• [Given request]
Will you output all of the data below exactly, omitting the images?

Start of Data segment

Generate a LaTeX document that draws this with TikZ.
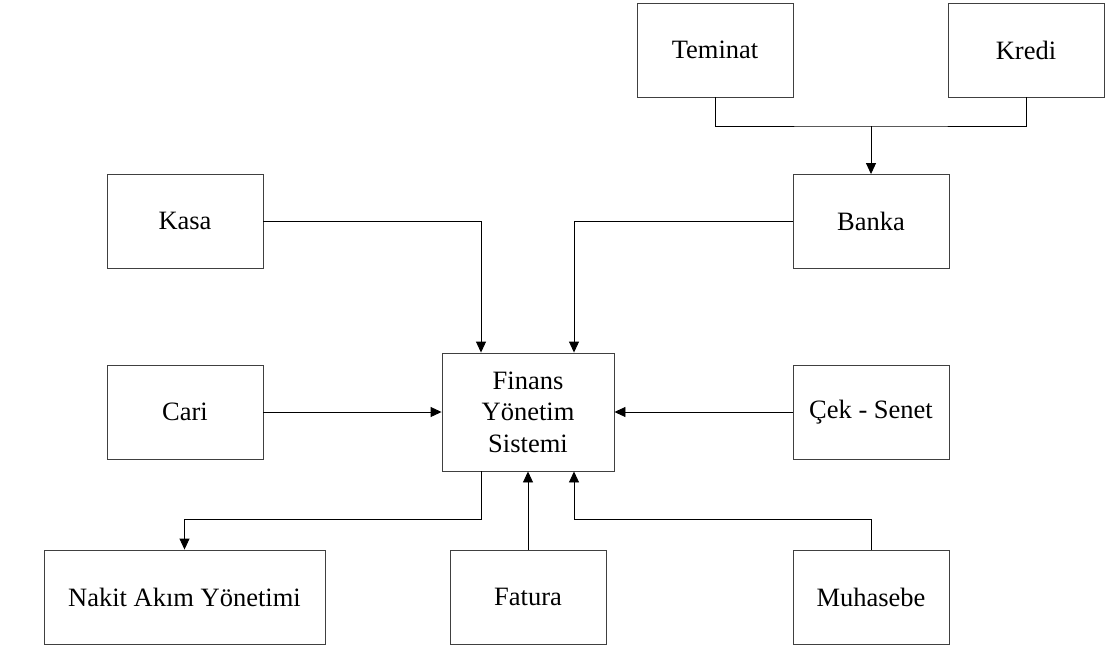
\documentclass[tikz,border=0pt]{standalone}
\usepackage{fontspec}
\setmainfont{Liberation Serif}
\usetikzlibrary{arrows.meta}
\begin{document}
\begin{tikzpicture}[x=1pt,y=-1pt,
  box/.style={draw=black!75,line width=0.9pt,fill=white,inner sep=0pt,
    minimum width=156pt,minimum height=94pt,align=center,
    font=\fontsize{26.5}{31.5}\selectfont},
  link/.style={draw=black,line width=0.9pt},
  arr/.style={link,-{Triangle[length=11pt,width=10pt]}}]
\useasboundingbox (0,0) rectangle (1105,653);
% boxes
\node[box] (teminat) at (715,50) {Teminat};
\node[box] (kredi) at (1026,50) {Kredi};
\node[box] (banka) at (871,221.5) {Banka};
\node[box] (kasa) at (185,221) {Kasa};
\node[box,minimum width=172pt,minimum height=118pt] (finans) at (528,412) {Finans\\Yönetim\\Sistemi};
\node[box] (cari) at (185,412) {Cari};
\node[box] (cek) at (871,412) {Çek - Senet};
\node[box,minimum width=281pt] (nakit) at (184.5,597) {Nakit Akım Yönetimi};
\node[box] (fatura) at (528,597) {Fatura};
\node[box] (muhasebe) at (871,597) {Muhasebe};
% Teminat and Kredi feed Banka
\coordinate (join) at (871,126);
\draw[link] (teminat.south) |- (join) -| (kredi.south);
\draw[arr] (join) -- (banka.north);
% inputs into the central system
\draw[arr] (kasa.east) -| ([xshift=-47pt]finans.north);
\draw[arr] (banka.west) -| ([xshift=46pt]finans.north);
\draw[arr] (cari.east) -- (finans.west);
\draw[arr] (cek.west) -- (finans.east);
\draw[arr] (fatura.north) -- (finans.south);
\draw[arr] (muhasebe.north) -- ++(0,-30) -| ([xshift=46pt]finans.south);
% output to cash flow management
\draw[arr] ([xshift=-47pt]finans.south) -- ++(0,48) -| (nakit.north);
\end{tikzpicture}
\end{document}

End of Data segment

• [Reply]
Generate a LaTeX document that draws this with TikZ.
\documentclass[tikz,border=0pt]{standalone}
\usepackage{fontspec}
\setmainfont{Liberation Serif}
\usetikzlibrary{arrows.meta}
\begin{document}
\begin{tikzpicture}[x=1pt,y=-1pt,
  box/.style={draw=black!75,line width=0.9pt,fill=white,inner sep=0pt,
    minimum width=156pt,minimum height=94pt,align=center,
    font=\fontsize{26.5}{31.5}\selectfont},
  link/.style={draw=black,line width=0.9pt},
  arr/.style={link,-{Triangle[length=11pt,width=10pt]}}]
\useasboundingbox (0,0) rectangle (1105,653);
% boxes
\node[box] (teminat) at (715,50) {Teminat};
\node[box] (kredi) at (1026,50) {Kredi};
\node[box] (banka) at (871,221.5) {Banka};
\node[box] (kasa) at (185,221) {Kasa};
\node[box,minimum width=172pt,minimum height=118pt] (finans) at (528,412) {Finans\\Yönetim\\Sistemi};
\node[box] (cari) at (185,412) {Cari};
\node[box] (cek) at (871,412) {Çek - Senet};
\node[box,minimum width=281pt] (nakit) at (184.5,597) {Nakit Akım Yönetimi};
\node[box] (fatura) at (528,597) {Fatura};
\node[box] (muhasebe) at (871,597) {Muhasebe};
% Teminat and Kredi feed Banka
\coordinate (join) at (871,126);
\draw[link] (teminat.south) |- (join) -| (kredi.south);
\draw[arr] (join) -- (banka.north);
% inputs into the central system
\draw[arr] (kasa.east) -| ([xshift=-47pt]finans.north);
\draw[arr] (banka.west) -| ([xshift=46pt]finans.north);
\draw[arr] (cari.east) -- (finans.west);
\draw[arr] (cek.west) -- (finans.east);
\draw[arr] (fatura.north) -- (finans.south);
\draw[arr] (muhasebe.north) -- ++(0,-30) -| ([xshift=46pt]finans.south);
% output to cash flow management
\draw[arr] ([xshift=-47pt]finans.south) -- ++(0,48) -| (nakit.north);
\end{tikzpicture}
\end{document}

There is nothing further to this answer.